## What is expected
Write out the material again exactly, please, and omit the pictures.

## Dataset section

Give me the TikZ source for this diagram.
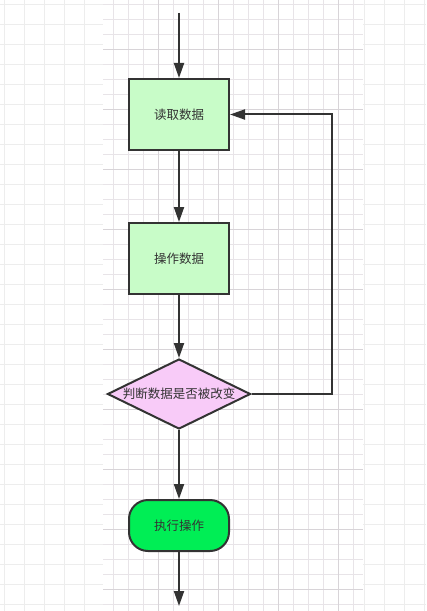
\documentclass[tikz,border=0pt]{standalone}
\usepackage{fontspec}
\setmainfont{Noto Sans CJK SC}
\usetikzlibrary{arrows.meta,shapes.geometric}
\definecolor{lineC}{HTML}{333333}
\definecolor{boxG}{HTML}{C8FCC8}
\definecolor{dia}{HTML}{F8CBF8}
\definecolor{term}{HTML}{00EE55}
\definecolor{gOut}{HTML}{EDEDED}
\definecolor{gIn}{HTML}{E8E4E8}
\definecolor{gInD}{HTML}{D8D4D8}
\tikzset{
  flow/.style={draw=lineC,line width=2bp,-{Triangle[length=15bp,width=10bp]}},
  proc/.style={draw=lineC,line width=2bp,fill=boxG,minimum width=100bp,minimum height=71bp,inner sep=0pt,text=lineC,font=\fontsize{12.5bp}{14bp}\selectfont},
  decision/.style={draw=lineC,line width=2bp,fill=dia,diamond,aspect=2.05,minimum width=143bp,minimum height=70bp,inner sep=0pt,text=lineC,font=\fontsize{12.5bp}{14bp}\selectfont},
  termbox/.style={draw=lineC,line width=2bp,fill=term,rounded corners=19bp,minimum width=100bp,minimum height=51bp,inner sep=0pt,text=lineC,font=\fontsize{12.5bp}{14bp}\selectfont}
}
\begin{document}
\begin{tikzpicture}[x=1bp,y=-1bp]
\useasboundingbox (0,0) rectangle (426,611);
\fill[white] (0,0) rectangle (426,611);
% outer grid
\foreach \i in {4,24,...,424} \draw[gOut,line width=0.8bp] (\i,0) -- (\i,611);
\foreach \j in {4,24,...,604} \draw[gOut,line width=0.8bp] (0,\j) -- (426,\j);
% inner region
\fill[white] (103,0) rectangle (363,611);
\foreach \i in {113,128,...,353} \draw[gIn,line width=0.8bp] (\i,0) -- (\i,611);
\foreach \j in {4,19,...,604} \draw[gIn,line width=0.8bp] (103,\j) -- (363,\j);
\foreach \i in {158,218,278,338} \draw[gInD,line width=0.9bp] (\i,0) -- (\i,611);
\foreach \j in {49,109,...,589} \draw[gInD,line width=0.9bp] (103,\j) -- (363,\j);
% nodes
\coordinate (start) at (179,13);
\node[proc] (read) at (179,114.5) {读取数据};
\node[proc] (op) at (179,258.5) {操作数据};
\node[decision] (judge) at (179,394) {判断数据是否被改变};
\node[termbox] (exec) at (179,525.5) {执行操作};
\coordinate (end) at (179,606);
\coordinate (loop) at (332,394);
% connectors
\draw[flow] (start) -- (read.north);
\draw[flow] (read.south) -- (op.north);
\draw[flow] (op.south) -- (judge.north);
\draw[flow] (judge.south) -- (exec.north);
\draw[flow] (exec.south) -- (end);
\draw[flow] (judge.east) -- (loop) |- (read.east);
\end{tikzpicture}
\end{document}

## Response to the exercise
Give me the TikZ source for this diagram.
\documentclass[tikz,border=0pt]{standalone}
\usepackage{fontspec}
\setmainfont{Noto Sans CJK SC}
\usetikzlibrary{arrows.meta,shapes.geometric}
\definecolor{lineC}{HTML}{333333}
\definecolor{boxG}{HTML}{C8FCC8}
\definecolor{dia}{HTML}{F8CBF8}
\definecolor{term}{HTML}{00EE55}
\definecolor{gOut}{HTML}{EDEDED}
\definecolor{gIn}{HTML}{E8E4E8}
\definecolor{gInD}{HTML}{D8D4D8}
\tikzset{
  flow/.style={draw=lineC,line width=2bp,-{Triangle[length=15bp,width=10bp]}},
  proc/.style={draw=lineC,line width=2bp,fill=boxG,minimum width=100bp,minimum height=71bp,inner sep=0pt,text=lineC,font=\fontsize{12.5bp}{14bp}\selectfont},
  decision/.style={draw=lineC,line width=2bp,fill=dia,diamond,aspect=2.05,minimum width=143bp,minimum height=70bp,inner sep=0pt,text=lineC,font=\fontsize{12.5bp}{14bp}\selectfont},
  termbox/.style={draw=lineC,line width=2bp,fill=term,rounded corners=19bp,minimum width=100bp,minimum height=51bp,inner sep=0pt,text=lineC,font=\fontsize{12.5bp}{14bp}\selectfont}
}
\begin{document}
\begin{tikzpicture}[x=1bp,y=-1bp]
\useasboundingbox (0,0) rectangle (426,611);
\fill[white] (0,0) rectangle (426,611);
% outer grid
\foreach \i in {4,24,...,424} \draw[gOut,line width=0.8bp] (\i,0) -- (\i,611);
\foreach \j in {4,24,...,604} \draw[gOut,line width=0.8bp] (0,\j) -- (426,\j);
% inner region
\fill[white] (103,0) rectangle (363,611);
\foreach \i in {113,128,...,353} \draw[gIn,line width=0.8bp] (\i,0) -- (\i,611);
\foreach \j in {4,19,...,604} \draw[gIn,line width=0.8bp] (103,\j) -- (363,\j);
\foreach \i in {158,218,278,338} \draw[gInD,line width=0.9bp] (\i,0) -- (\i,611);
\foreach \j in {49,109,...,589} \draw[gInD,line width=0.9bp] (103,\j) -- (363,\j);
% nodes
\coordinate (start) at (179,13);
\node[proc] (read) at (179,114.5) {读取数据};
\node[proc] (op) at (179,258.5) {操作数据};
\node[decision] (judge) at (179,394) {判断数据是否被改变};
\node[termbox] (exec) at (179,525.5) {执行操作};
\coordinate (end) at (179,606);
\coordinate (loop) at (332,394);
% connectors
\draw[flow] (start) -- (read.north);
\draw[flow] (read.south) -- (op.north);
\draw[flow] (op.south) -- (judge.north);
\draw[flow] (judge.south) -- (exec.north);
\draw[flow] (exec.south) -- (end);
\draw[flow] (judge.east) -- (loop) |- (read.east);
\end{tikzpicture}
\end{document}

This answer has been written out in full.